Although influenced by the other characters, Mr. White is the driving force in the story—the one who initiates events. Morris introduces the monkey’s paw, but it is Mr. White who retrieves it from the fire and later buys it from the sergeant-major. His son, Herbert, goads him into making the first wish, and his wife compels him to make the second. Mr. White makes the third wish on his own, without anyone witnessing it. As the new owner of the paw, he is the one who makes all three wishes, setting the story in motion and arguably paying the heaviest price for using the monkey’s paw. Although Herbert loses his life and Mrs. White loses her primary reason for living, Mr. White effectively loses his entire family and must live with the knowledge that these losses are his own doing.

Mrs. White

Mrs. White is a calm and reserved woman. In the story’s opening scene, Jacobs notes that Mr. White’s chess moves are so "radical" that they "even provoked comment from the white-haired old lady knitting placidly by the fire"—implying that significant events must occur to prompt her to speak.

Mrs. White shares a warm relationship with both her husband and her son, Herbert. She teases and entertains them; when Mr. White insists that the monkey’s paw moved in his hand during his first wish, she gently reassures him, saying, “You thought it did.” She embodies the traditional role of a good housewife, typical of the era when Jacobs wrote: she manages the household and prepares supper, with her husband and son as the focal points of her life.

Her strong maternal instinct drives her actions at the story's climax, following Herbert's death. Devastated by the loss of her cherished son, she compels Mr. White to use the monkey’s paw for a second wish: to bring Herbert back. Tragically, neither Mrs. White nor Mr. White remembers to specify that Herbert should return whole and unscathed. Just before the door opens, Mr. White wishes Herbert away again to spare his wife from seeing the mutilated, partially decayed body they both anticipate. Thus, Mrs.
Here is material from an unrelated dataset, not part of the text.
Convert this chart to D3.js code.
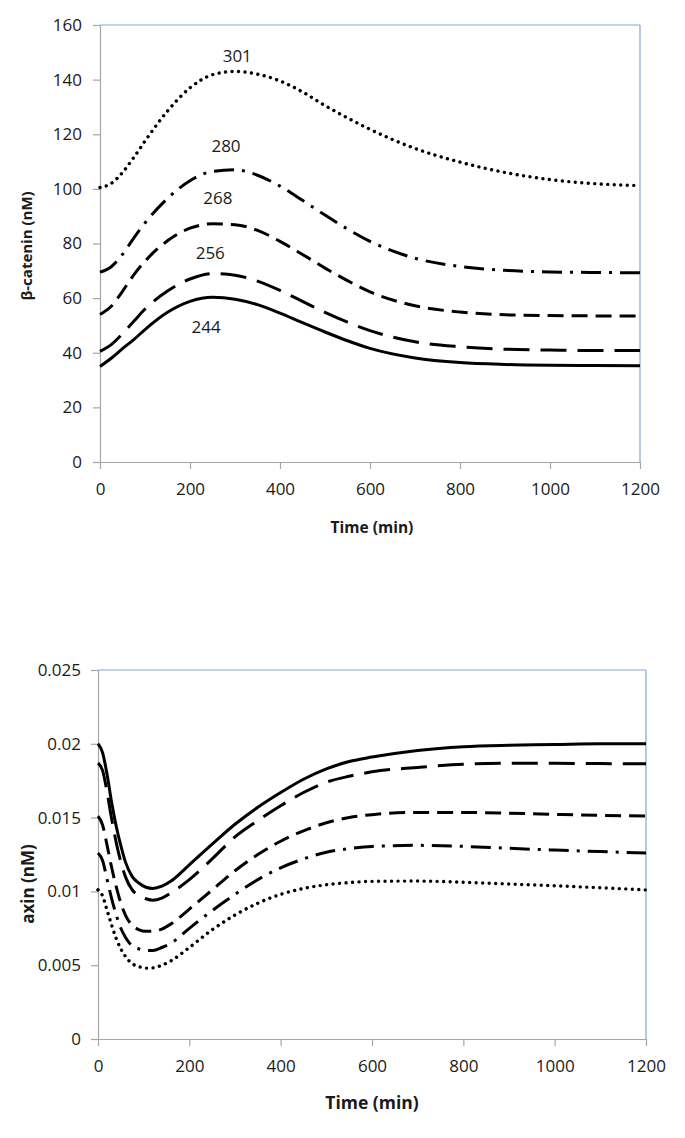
<!DOCTYPE html>
<html>
<head>
<meta charset="utf-8">
<script src="https://cdn.jsdelivr.net/npm/d3@7"></script>
<style>
  html, body { margin: 0; padding: 0; background: #fff; }
  svg { display: block; }
  text { font-family: "Open Sans", "Liberation Sans", sans-serif; fill: #1a1a1a; }
</style>
</head>
<body>
<svg id="chart" width="685" height="1138"></svg>
<script>
// ---------- DATA ----------
// Top panel: beta-catenin (nM) vs time (min)
const bcatTime = [0,25,50,75,100,150,200,250,300,350,400,450,500,550,600,700,800,900,1000,1100,1200];
const bcatSolid   = [35.0,38.0,41.5,44.8,48.5,54.8,58.8,60.3,59.6,57.6,54.5,51.0,47.6,44.4,41.6,38.1,36.4,35.7,35.4,35.3,35.2];
const bcatLong    = [40.5,43.0,47.0,51.5,56.0,62.6,67.0,69.0,68.4,66.2,62.8,58.8,54.8,51.2,48.1,44.0,42.2,41.3,41.0,40.8,40.8];
const bcatMedium  = [54.0,57.0,62.5,68.5,73.5,81.0,85.6,87.2,86.9,84.8,80.8,76.0,71.0,66.4,62.3,57.2,54.9,53.9,53.6,53.5,53.5];
const bcatDashDot = [69.5,71.5,76.0,82.0,87.5,96.5,103.0,106.4,107.0,105.0,101.0,95.8,90.4,85.3,80.8,74.6,71.6,70.2,69.6,69.4,69.3];
const bcatDotted  = [100.5,102.0,106.0,111.5,117.5,128.5,137.0,141.8,143.0,142.0,139.5,135.5,130.5,126.0,121.8,114.8,109.8,106.0,103.4,101.9,101.2];
// peak-time annotations (label, x time, y value)
const peakLabels = ["244","256","268","280","301"];
const peakLabelX = [236,245,262,280,305];
const peakLabelY = [49,76,96,115,148];

// Bottom panel: axin (nM) vs time (min)
const axinTime = [0,10,20,30,40,50,60,75,90,105,120,140,160,200,250,300,350,400,450,500,550,600,700,800,900,1000,1100,1200];
const axinSolid   = [0.0200,0.0194,0.0179,0.0160,0.0144,0.0131,0.0120,0.0110,0.01055,0.01028,0.0102,0.01035,0.0107,0.0118,0.0132,0.01455,0.0157,0.0167,0.0176,0.0183,0.0188,0.0191,0.01955,0.0198,0.0199,0.01995,0.0200,0.0200];
const axinLong    = [0.0187,0.0182,0.0167,0.0149,0.0133,0.0120,0.0110,0.0101,0.0097,0.0095,0.0094,0.00955,0.0099,0.0108,0.0122,0.0137,0.0148,0.0158,0.0167,0.0174,0.0178,0.0181,0.0184,0.01862,0.01868,0.01868,0.01866,0.01865];
const axinMedium  = [0.0151,0.0145,0.0131,0.0116,0.0103,0.0092,0.0084,0.0077,0.0074,0.0073,0.0073,0.00745,0.0078,0.0088,0.0101,0.0114,0.0125,0.0134,0.0141,0.01465,0.0150,0.0152,0.01535,0.01535,0.0153,0.01522,0.01515,0.0151];
const axinDashDot = [0.0126,0.0121,0.0108,0.0095,0.0084,0.0075,0.0069,0.0063,0.0061,0.0060,0.0060,0.0062,0.0065,0.0075,0.0087,0.0098,0.0108,0.0116,0.0122,0.01265,0.0129,0.01305,0.01312,0.01305,0.01292,0.0128,0.0127,0.0126];
const axinDotted  = [0.0101,0.0097,0.0087,0.0077,0.0068,0.0061,0.0056,0.0051,0.0049,0.0048,0.00482,0.0050,0.0053,0.0062,0.0074,0.0084,0.0092,0.0098,0.0102,0.01045,0.0106,0.01068,0.0107,0.01062,0.0105,0.01038,0.01025,0.0101];

const xTicks = [0,200,400,600,800,1000,1200];
const bcatTicks = [0,20,40,60,80,100,120,140,160];
const axinTicks = [0,0.005,0.01,0.015,0.02,0.025];
const axinTickLabels = ["0","0.005","0.01","0.015","0.02","0.025"];

// ---------- STYLES ----------
const lineStyles = {
  solid:   { dash: null,        width: 3,   cap: "butt" },
  long:    { dash: "26,11",     width: 3,   cap: "butt" },
  medium:  { dash: "16,8",      width: 3,   cap: "butt" },
  dashdot: { dash: "20,8,3,8",  width: 3,   cap: "butt" },
  dotted:  { dash: "0.01,6.5",  width: 3.4, cap: "round" }
};

const svg = d3.select("#chart");

function drawPanel(cfg) {
  const g = svg.append("g");
  const x = d3.scaleLinear().domain([0, 1200]).range([cfg.left, cfg.right]);
  const y = d3.scaleLinear().domain(cfg.yDomain).range([cfg.bottom, cfg.top]);

  const xAxis = d3.axisBottom(x).tickValues(xTicks).tickSize(7).tickSizeOuter(0).tickPadding(cfg.xPad)
    .tickFormat(d3.format("d"));
  const yAxis = d3.axisLeft(y).tickValues(cfg.yTicks).tickSize(7).tickSizeOuter(0).tickPadding(cfg.yPad)
    .tickFormat((d, i) => cfg.yLabels ? cfg.yLabels[i] : d);

  const gx = g.append("g").attr("transform", `translate(0,${cfg.bottom})`).call(xAxis);
  const gy = g.append("g").attr("transform", `translate(${cfg.left},0)`).call(yAxis);
  [gx, gy].forEach(a => {
    a.select(".domain").attr("stroke", "#a6a6a6").attr("stroke-width", 1.2);
    a.selectAll(".tick line").attr("stroke", "#a6a6a6").attr("stroke-width", 1.2);
    a.selectAll(".tick text").style("font-size", cfg.tickFont + "px").attr("fill", "#262626")
      .style("font-family", '"Open Sans", sans-serif');
  });

  g.append("line").attr("x1", cfg.left).attr("x2", cfg.right).attr("y1", cfg.top).attr("y2", cfg.top)
    .attr("stroke", "#86a6d2").attr("stroke-width", 1.2);
  g.append("line").attr("x1", cfg.right).attr("x2", cfg.right).attr("y1", cfg.top).attr("y2", cfg.bottom)
    .attr("stroke", "#86a6d2").attr("stroke-width", 1.2);

  const line = d3.line().x((d, i) => x(cfg.time[i])).y(d => y(d)).curve(d3.curveMonotoneX);
  cfg.series.forEach(s => {
    const st = lineStyles[s.style];
    g.append("path").datum(s.values)
      .attr("d", line)
      .attr("fill", "none")
      .attr("stroke", "#000")
      .attr("stroke-width", st.width)
      .attr("stroke-linecap", st.cap)
      .attr("stroke-dasharray", st.dash);
  });

  g.append("text").attr("x", cfg.xTitleX).attr("y", cfg.xTitleY).attr("text-anchor", "middle")
    .attr("dominant-baseline", "middle")
    .style("font-size", cfg.xTitleFont + "px").style("font-weight", "bold").text("Time (min)");
  g.append("text").attr("transform", `translate(${cfg.yTitleX},${cfg.yTitleY}) rotate(-90)`)
    .attr("text-anchor", "middle").attr("dominant-baseline", "middle")
    .style("font-size", cfg.yTitleFont + "px").style("font-weight", "bold").text(cfg.yTitle);

  return { g, x, y };
}

const topPanel = drawPanel({
  left: 100, right: 640, top: 25, bottom: 462,
  yDomain: [0, 160], yTicks: bcatTicks, yLabels: null,
  time: bcatTime,
  series: [
    { values: bcatSolid, style: "solid" },
    { values: bcatLong, style: "long" },
    { values: bcatMedium, style: "medium" },
    { values: bcatDashDot, style: "dashdot" },
    { values: bcatDotted, style: "dotted" }
  ],
  tickFont: 17, xPad: 14, yPad: 11,
  xTitleX: 372, xTitleY: 529, xTitleFont: 15.5,
  yTitleX: 28, yTitleY: 246, yTitleFont: 15, yTitle: "β-catenin (nM)"
});

topPanel.g.selectAll("text.peak").data(peakLabels).enter().append("text")
  .attr("class", "peak")
  .attr("x", (d, i) => topPanel.x(peakLabelX[i]))
  .attr("y", (d, i) => topPanel.y(peakLabelY[i]))
  .attr("text-anchor", "middle").attr("dominant-baseline", "middle")
  .style("font-size", "17px")
  .text(d => d);

drawPanel({
  left: 98, right: 646, top: 670, bottom: 1039,
  yDomain: [0, 0.025], yTicks: axinTicks, yLabels: axinTickLabels,
  time: axinTime,
  series: [
    { values: axinSolid, style: "solid" },
    { values: axinLong, style: "long" },
    { values: axinMedium, style: "medium" },
    { values: axinDashDot, style: "dashdot" },
    { values: axinDotted, style: "dotted" }
  ],
  tickFont: 17, xPad: 14, yPad: 10,
  xTitleX: 372, xTitleY: 1104, xTitleFont: 17.5,
  yTitleX: 29, yTitleY: 884, yTitleFont: 17, yTitle: "axin (nM)"
});
</script>
</body>
</html>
White endures the heartbreak of losing her son twice.

Expert Q&A

Who is the main character in "The Monkey's Paw?"

In "The Monkey's Paw," Mr. White is the main character. The story begins with him as a risk-taker, shown through his chess game and desire to test the monkey's paw. Although his son Herbert encourages him to make wishes, it is Mr. White's actions and realization of the paw's consequences that drive the plot and underscore the story's themes of fate and unintended consequences.

Who are the main characters in "The Monkey's Paw" and how does the author develop them?

The main characters in "The Monkey's Paw" are Mr. White, Mrs. White, their son Herbert, Sergeant Major Morris, and the monkey's paw itself. The author develops them through their interactions and decisions, highlighting their curiosity and the consequences of their desires. Morris serves as a cautionary figure, having experienced the paw's dark effects, yet he inexplicably leaves it with the Whites, who are drawn to its promise despite knowing its tragic history.